We also note that Fox’s relative strength versus peers suggests it may be gaining share within higher-margin aftermarket segments. If validated, that would represent a higher-quality growth dynamic than simple cyclical recovery and would justify a premium multiple. However, investors should demand evidence in the form of improving dealer-fill rates reported across multiple peer calls, clear pricing actions and margin durability across at least two sequential quarters before assuming a sustainable rerating.
Finally, market participants should incorporate the company’s performance into broader thematic plays on mobility upgrades and outdoor recreation spending.

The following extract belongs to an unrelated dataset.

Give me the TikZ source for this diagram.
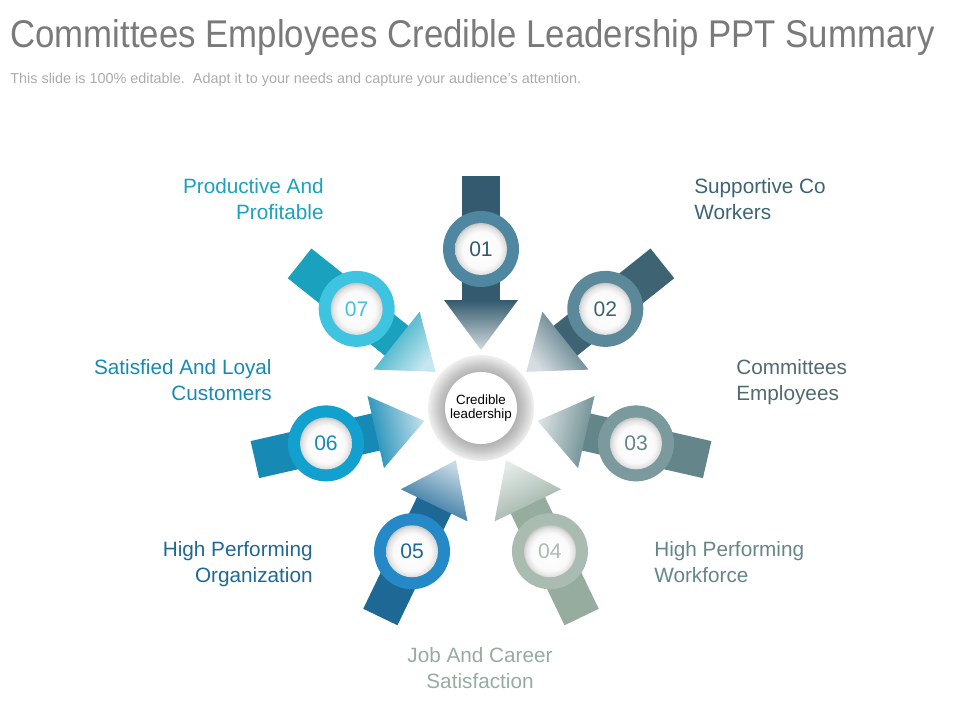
\documentclass[tikz,border=0pt]{standalone}
\usepackage{fontspec}
\setmainfont{Liberation Sans}
\newfontfamily\titlefont{Liberation Sans}[FakeStretch=0.9]
\usepackage{tikz}
\usetikzlibrary{calc}
\usepackage{xcolor}
\definecolor{one}{HTML}{335A6E}
\definecolor{oner}{HTML}{4F87A1}
\definecolor{two}{HTML}{3E6473}
\definecolor{twor}{HTML}{5C8999}
\definecolor{three}{HTML}{64868A}
\definecolor{threer}{HTML}{7A9A9E}
\definecolor{four}{HTML}{95AC9F}
\definecolor{fourr}{HTML}{AABCB2}
\definecolor{five}{HTML}{1E6896}
\definecolor{fiver}{HTML}{2489C6}
\definecolor{six}{HTML}{168AB4}
\definecolor{sixr}{HTML}{12A1CE}
\definecolor{seven}{HTML}{1AA1BE}
\definecolor{sevenr}{HTML}{3EC4E0}
\definecolor{titlegray}{HTML}{7A7A7A}
\definecolor{subgray}{HTML}{ABABAB}
\pgfdeclareradialshading{hubring}{\pgfpoint{0bp}{0bp}}{color(0bp)=(gray!60); color(17bp)=(gray!60); color(20bp)=(gray!45); color(25bp)=(gray!12); color(50bp)=(gray!12)}
\pgfdeclareradialshading{knob}{\pgfpoint{0bp}{-1.5bp}}{color(0bp)=(white); color(18bp)=(white!96!gray); color(23bp)=(gray!22); color(26.5bp)=(gray!50); color(50bp)=(gray!50)}

\begin{document}
\begin{tikzpicture}[
  num/.style={font=\fontsize{12}{14}\selectfont},
  lbl/.style={font=\fontsize{11.8}{14.7}\selectfont,inner sep=0pt}]
  \useasboundingbox (-9.62,-6.24) rectangle (9.58,8.16);
  % Title
  \node[font=\titlefont\fontsize{22}{26}\selectfont,titlegray,anchor=north west,inner sep=0pt] (title) at (-9.42,7.78) {Committees Employees Credible Leadership PPT Summary};
  \node[font=\fontsize{8.2}{10}\selectfont,subgray,anchor=north west,inner sep=0pt] (subtitle) at (-9.42,6.70) {This slide is 100\% editable.\ \ Adapt it to your needs and capture your audience's attention.};

  % 01 -- top
  \fill[one,rotate=90] (2.0,-0.38) rectangle (4.64,0.38);
  \shade[top color=one,middle color=one!92,bottom color=one!22,shading angle=0,rotate=90] (2.16,-0.74) -- (1.16,0) -- (2.16,0.74) -- cycle;
  \fill[oner] (90:3.18) circle (0.76);
  \shade[shading=knob] (90:3.18) circle (0.52);
  \node[num,text=one] (n01) at (90:3.18) {01};

  % 02
  \fill[two,rotate=38.57] (2.0,-0.38) rectangle (4.64,0.38);
  \shade[top color=two,middle color=two!92,bottom color=two!22,shading angle=-51.43,rotate=38.57] (2.16,-0.74) -- (1.16,0) -- (2.16,0.74) -- cycle;
  \fill[twor] (38.57:3.18) circle (0.76);
  \shade[shading=knob] (38.57:3.18) circle (0.52);
  \node[num,text=two] (n02) at (38.57:3.18) {02};

  % 03
  \fill[three,rotate=-12.86] (2.0,-0.38) rectangle (4.64,0.38);
  \shade[top color=three,middle color=three!92,bottom color=three!22,shading angle=-102.86,rotate=-12.86] (2.16,-0.74) -- (1.16,0) -- (2.16,0.74) -- cycle;
  \fill[threer] (-12.86:3.18) circle (0.76);
  \shade[shading=knob] (-12.86:3.18) circle (0.52);
  \node[num,text=three] (n03) at (-12.86:3.18) {03};

  % 04
  \fill[four,rotate=-64.29] (2.0,-0.38) rectangle (4.64,0.38);
  \shade[top color=four,middle color=four!92,bottom color=four!25,shading angle=-154.29,rotate=-64.29] (2.16,-0.74) -- (1.16,0) -- (2.16,0.74) -- cycle;
  \fill[fourr] (-64.29:3.18) circle (0.76);
  \shade[shading=knob] (-64.29:3.18) circle (0.52);
  \node[num,text=fourr] (n04) at (-64.29:3.18) {04};

  % 05
  \fill[five,rotate=-115.71] (2.0,-0.38) rectangle (4.64,0.38);
  \shade[top color=five,middle color=five!92,bottom color=five!25,shading angle=-205.71,rotate=-115.71] (2.16,-0.74) -- (1.16,0) -- (2.16,0.74) -- cycle;
  \fill[fiver] (-115.71:3.18) circle (0.76);
  \shade[shading=knob] (-115.71:3.18) circle (0.52);
  \node[num,text=five] (n05) at (-115.71:3.18) {05};

  % 06
  \fill[six,rotate=192.86] (2.0,-0.38) rectangle (4.64,0.38);
  \shade[top color=six,middle color=six!92,bottom color=six!25,shading angle=102.86,rotate=192.86] (2.16,-0.74) -- (1.16,0) -- (2.16,0.74) -- cycle;
  \fill[sixr] (192.86:3.18) circle (0.76);
  \shade[shading=knob] (192.86:3.18) circle (0.52);
  \node[num,text=six] (n06) at (192.86:3.18) {06};

  % 07
  \fill[seven,rotate=141.43] (2.0,-0.38) rectangle (4.64,0.38);
  \shade[top color=seven,middle color=seven!92,bottom color=seven!25,shading angle=51.43,rotate=141.43] (2.16,-0.74) -- (1.16,0) -- (2.16,0.74) -- cycle;
  \fill[sevenr] (141.43:3.18) circle (0.76);
  \shade[shading=knob] (141.43:3.18) circle (0.52);
  \node[num,text=sevenr] (n07) at (141.43:3.18) {07};

  % Hub
  \shade[shading=hubring] (0,0) circle (1.06);
  \fill[white] (0,0) circle (0.72);
  \node[font=\fontsize{7.6}{8.4}\selectfont,align=center] (hub) at (0,0) {Credible\\leadership};

  % Labels
  \node[lbl,align=right,anchor=north east,text=seven] (l07) at (-3.14,4.60) {Productive And\\Profitable};
  \node[lbl,align=left,anchor=north west,text=two] (l02) at (4.26,4.60) {Supportive Co\\Workers};
  \node[lbl,align=left,anchor=north west,text=three!80!black] (l03) at (5.10,0.98) {Committees\\Employees};
  \node[lbl,align=right,anchor=north east,text=six] (l06) at (-4.18,0.98) {Satisfied And Loyal\\Customers};
  \node[lbl,align=right,anchor=north east,text=five] (l05) at (-3.36,-2.66) {High Performing\\Organization};
  \node[lbl,align=left,anchor=north west,text=three] (l04) at (3.46,-2.66) {High Performing\\Workforce};
  \node[lbl,align=center,anchor=north,text=four] (l00) at (-0.02,-4.78) {Job And Career\\Satisfaction};
\end{tikzpicture}
\end{document}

For readers looking for additional context on cyclical industrial stocks and sector rotational flows, see our broader coverage at Fazen Markets and our thematic briefing on durable goods in 2026 at Fazen Markets macro coverage.
Fox Factory’s Q1 beat and the 9.3% stock jump on May 8, 2026 provide a meaningful near-term datapoint for the powersports and aftermarket sectors, but investors should require sustained execution and peer confirmation before repricing long-term prospects.
Disclaimer: This article is for informational purposes only and does not constitute investment advice.
Q: Does Fox Factory’s Q1 beat imply sector-wide recovery?
A: Not necessarily. While Fox’s results and management commentary on increasing dealer orders are encouraging, a sector-wide recovery requires corroboration from multiple peers over subsequent quarters. Investors should look for consistent signs of dealer restocking, OEM production increases, and margin stabilization across at least two reporting cycles before concluding the category has turned.
Q: What are the practical implications for supply-chain or procurement teams?
A: Procurement teams should monitor lead-time commentary closely; stabilizing lead times cited on the May 8 call suggest reduced urgency for contingency inventory builds, which can lower working capital requirements. Conversely, sustained order increases would require suppliers to adjust production schedules and materials planning to avoid bottlenecks and preserve margin.
Q: How should analysts update valuation models after this print?
A: Analysts should incorporate the quarter’s topline beat and margin commentary into near-term forecasts but retain conservative long-term growth assumptions until multi-quarter confirmation. Run scenario analyses for (i) temporary cyclical bounce, (ii) durable market-share gain with margin expansion, and (iii) reversion to prior trends; weight these scenarios based on upcoming peer data and macro indicators.